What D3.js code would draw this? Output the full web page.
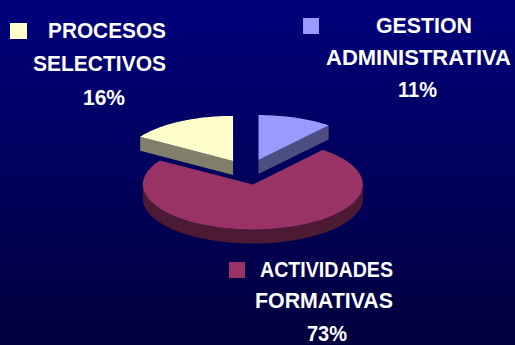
<!DOCTYPE html>
<html>
<head>
<meta charset="utf-8">
<script src="https://cdn.jsdelivr.net/npm/d3@7"></script>
<style>
  html, body { margin: 0; padding: 0; background: #000060; }
  svg { display: block; }
</style>
</head>
<body>
<svg id="chart" width="515" height="345"></svg>
<script>
// Budget split by activity (percent)
const categories = ["GESTION ADMINISTRATIVA", "ACTIVIDADES FORMATIVAS", "PROCESOS SELECTIVOS"];
const values = [11, 73, 16];
const topColors = ["#9999ff", "#993366", "#ffffcc"];
const sideColors = ["#4d4d80", "#4d1a33", "#80806a"];

const W = 515, H = 345;
const svg = d3.select("#chart");

// Background: vertical navy gradient
const defs = svg.append("defs");
const grad = defs.append("linearGradient")
  .attr("id", "bg").attr("x1", 0).attr("y1", 0).attr("x2", 0).attr("y2", 1);
grad.append("stop").attr("offset", "0%").attr("stop-color", "#00007c");
grad.append("stop").attr("offset", "100%").attr("stop-color", "#00003e");
svg.append("rect").attr("width", W).attr("height", H).attr("fill", "url(#bg)");

// 3D pie geometry
const cx = 248, cy = 172;   // pie centre
const rx = 110, ry = 45;    // ellipse radii of the tilted disc
const depth = 14;           // thickness of the disc
const explode = 31;         // slice pull-out distance

const pie = d3.pie().sort(null).value(d => d);
const arcs = pie(values);
const total = d3.sum(values);

const rim = (o, a, dz = 0) => [o[0] + rx * Math.sin(a), o[1] - ry * Math.cos(a) + dz];
const line = d3.line();

function arcPoints(o, a0, a1, dz) {
  const n = Math.max(2, Math.ceil(Math.abs(a1 - a0) / 0.02));
  return d3.range(n + 1).map(i => rim(o, a0 + (a1 - a0) * i / n, dz));
}

arcs.forEach((s, i) => {
  const mid = (s.startAngle + s.endAngle) / 2;
  s.origin = [cx + explode * Math.sin(mid), cy - explode * (ry / rx) * Math.cos(mid)];
  s.index = i;
});

// Back slices first, front slice last
const order = [0, 2, 1];
const g = svg.append("g");

order.forEach(i => {
  const s = arcs[i];
  const o = s.origin;
  const sg = g.append("g");

  // Radial cut faces that point toward the viewer
  [[s.startAngle, -1], [s.endAngle, 1]].forEach(([a, dir]) => {
    const normal = a + dir * Math.PI / 2;
    if (-Math.cos(normal) > 0.05) {
      const pts = [o, rim(o, a), rim(o, a, depth), [o[0], o[1] + depth]];
      sg.append("path").attr("d", line(pts) + "Z").attr("fill", sideColors[i]);
    }
  });

  // Outer curved wall (front half only)
  const w0 = Math.max(s.startAngle, Math.PI / 2);
  const w1 = Math.min(s.endAngle, 3 * Math.PI / 2);
  if (w1 > w0) {
    const pts = arcPoints(o, w0, w1, 0).concat(arcPoints(o, w1, w0, depth));
    sg.append("path").attr("d", line(pts) + "Z").attr("fill", sideColors[i]);
  }

  // Top face
  const topPts = [o].concat(arcPoints(o, s.startAngle, s.endAngle, 0));
  sg.append("path").attr("d", line(topPts) + "Z").attr("fill", topColors[i]);
});

// Labels with legend keys
const labelLayout = [
  { key: [303, 18, 16, 16], x: [424, 418.5, 417.5], y: [33, 65, 97], w: [96, 185, 39] },
  { key: [229, 262, 16, 16], x: [326.5, 324, 327], y: [277, 308, 341], w: [133, 138, 40] },
  { key: [10, 23, 17, 16], x: [107, 99.5, 104], y: [38, 71, 105], w: [118, 133, 42] }
];
const pct = d3.format(".0%");

categories.forEach((name, i) => {
  const L = labelLayout[i];
  const lg = svg.append("g");
  lg.append("rect")
    .attr("x", L.key[0]).attr("y", L.key[1])
    .attr("width", L.key[2]).attr("height", L.key[3])
    .attr("fill", topColors[i]);
  const lines = name.split(" ").concat([pct(values[i] / total)]);
  lines.forEach((t, j) => {
    lg.append("text")
      .attr("x", L.x[j]).attr("y", L.y[j])
      .attr("text-anchor", "middle")
      .attr("textLength", L.w[j])
      .attr("lengthAdjust", "spacingAndGlyphs")
      .attr("font-family", "'Liberation Sans', Arial, sans-serif")
      .attr("font-weight", "bold")
      .attr("font-size", 22)
      .attr("fill", "#ffffff")
      .text(t);
  });
});
</script>
</body>
</html>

#### [YOUR OBJECTIVE]
Omit the pictures and give the material again, exactly and in full.

#### [THE ANSWER]
What D3.js code would draw this? Output the full web page.
<!DOCTYPE html>
<html>
<head>
<meta charset="utf-8">
<script src="https://cdn.jsdelivr.net/npm/d3@7"></script>
<style>
  html, body { margin: 0; padding: 0; background: #000060; }
  svg { display: block; }
</style>
</head>
<body>
<svg id="chart" width="515" height="345"></svg>
<script>
// Budget split by activity (percent)
const categories = ["GESTION ADMINISTRATIVA", "ACTIVIDADES FORMATIVAS", "PROCESOS SELECTIVOS"];
const values = [11, 73, 16];
const topColors = ["#9999ff", "#993366", "#ffffcc"];
const sideColors = ["#4d4d80", "#4d1a33", "#80806a"];

const W = 515, H = 345;
const svg = d3.select("#chart");

// Background: vertical navy gradient
const defs = svg.append("defs");
const grad = defs.append("linearGradient")
  .attr("id", "bg").attr("x1", 0).attr("y1", 0).attr("x2", 0).attr("y2", 1);
grad.append("stop").attr("offset", "0%").attr("stop-color", "#00007c");
grad.append("stop").attr("offset", "100%").attr("stop-color", "#00003e");
svg.append("rect").attr("width", W).attr("height", H).attr("fill", "url(#bg)");

// 3D pie geometry
const cx = 248, cy = 172;   // pie centre
const rx = 110, ry = 45;    // ellipse radii of the tilted disc
const depth = 14;           // thickness of the disc
const explode = 31;         // slice pull-out distance

const pie = d3.pie().sort(null).value(d => d);
const arcs = pie(values);
const total = d3.sum(values);

const rim = (o, a, dz = 0) => [o[0] + rx * Math.sin(a), o[1] - ry * Math.cos(a) + dz];
const line = d3.line();

function arcPoints(o, a0, a1, dz) {
  const n = Math.max(2, Math.ceil(Math.abs(a1 - a0) / 0.02));
  return d3.range(n + 1).map(i => rim(o, a0 + (a1 - a0) * i / n, dz));
}

arcs.forEach((s, i) => {
  const mid = (s.startAngle + s.endAngle) / 2;
  s.origin = [cx + explode * Math.sin(mid), cy - explode * (ry / rx) * Math.cos(mid)];
  s.index = i;
});

// Back slices first, front slice last
const order = [0, 2, 1];
const g = svg.append("g");

order.forEach(i => {
  const s = arcs[i];
  const o = s.origin;
  const sg = g.append("g");

  // Radial cut faces that point toward the viewer
  [[s.startAngle, -1], [s.endAngle, 1]].forEach(([a, dir]) => {
    const normal = a + dir * Math.PI / 2;
    if (-Math.cos(normal) > 0.05) {
      const pts = [o, rim(o, a), rim(o, a, depth), [o[0], o[1] + depth]];
      sg.append("path").attr("d", line(pts) + "Z").attr("fill", sideColors[i]);
    }
  });

  // Outer curved wall (front half only)
  const w0 = Math.max(s.startAngle, Math.PI / 2);
  const w1 = Math.min(s.endAngle, 3 * Math.PI / 2);
  if (w1 > w0) {
    const pts = arcPoints(o, w0, w1, 0).concat(arcPoints(o, w1, w0, depth));
    sg.append("path").attr("d", line(pts) + "Z").attr("fill", sideColors[i]);
  }

  // Top face
  const topPts = [o].concat(arcPoints(o, s.startAngle, s.endAngle, 0));
  sg.append("path").attr("d", line(topPts) + "Z").attr("fill", topColors[i]);
});

// Labels with legend keys
const labelLayout = [
  { key: [303, 18, 16, 16], x: [424, 418.5, 417.5], y: [33, 65, 97], w: [96, 185, 39] },
  { key: [229, 262, 16, 16], x: [326.5, 324, 327], y: [277, 308, 341], w: [133, 138, 40] },
  { key: [10, 23, 17, 16], x: [107, 99.5, 104], y: [38, 71, 105], w: [118, 133, 42] }
];
const pct = d3.format(".0%");

categories.forEach((name, i) => {
  const L = labelLayout[i];
  const lg = svg.append("g");
  lg.append("rect")
    .attr("x", L.key[0]).attr("y", L.key[1])
    .attr("width", L.key[2]).attr("height", L.key[3])
    .attr("fill", topColors[i]);
  const lines = name.split(" ").concat([pct(values[i] / total)]);
  lines.forEach((t, j) => {
    lg.append("text")
      .attr("x", L.x[j]).attr("y", L.y[j])
      .attr("text-anchor", "middle")
      .attr("textLength", L.w[j])
      .attr("lengthAdjust", "spacingAndGlyphs")
      .attr("font-family", "'Liberation Sans', Arial, sans-serif")
      .attr("font-weight", "bold")
      .attr("font-size", 22)
      .attr("fill", "#ffffff")
      .text(t);
  });
});
</script>
</body>
</html>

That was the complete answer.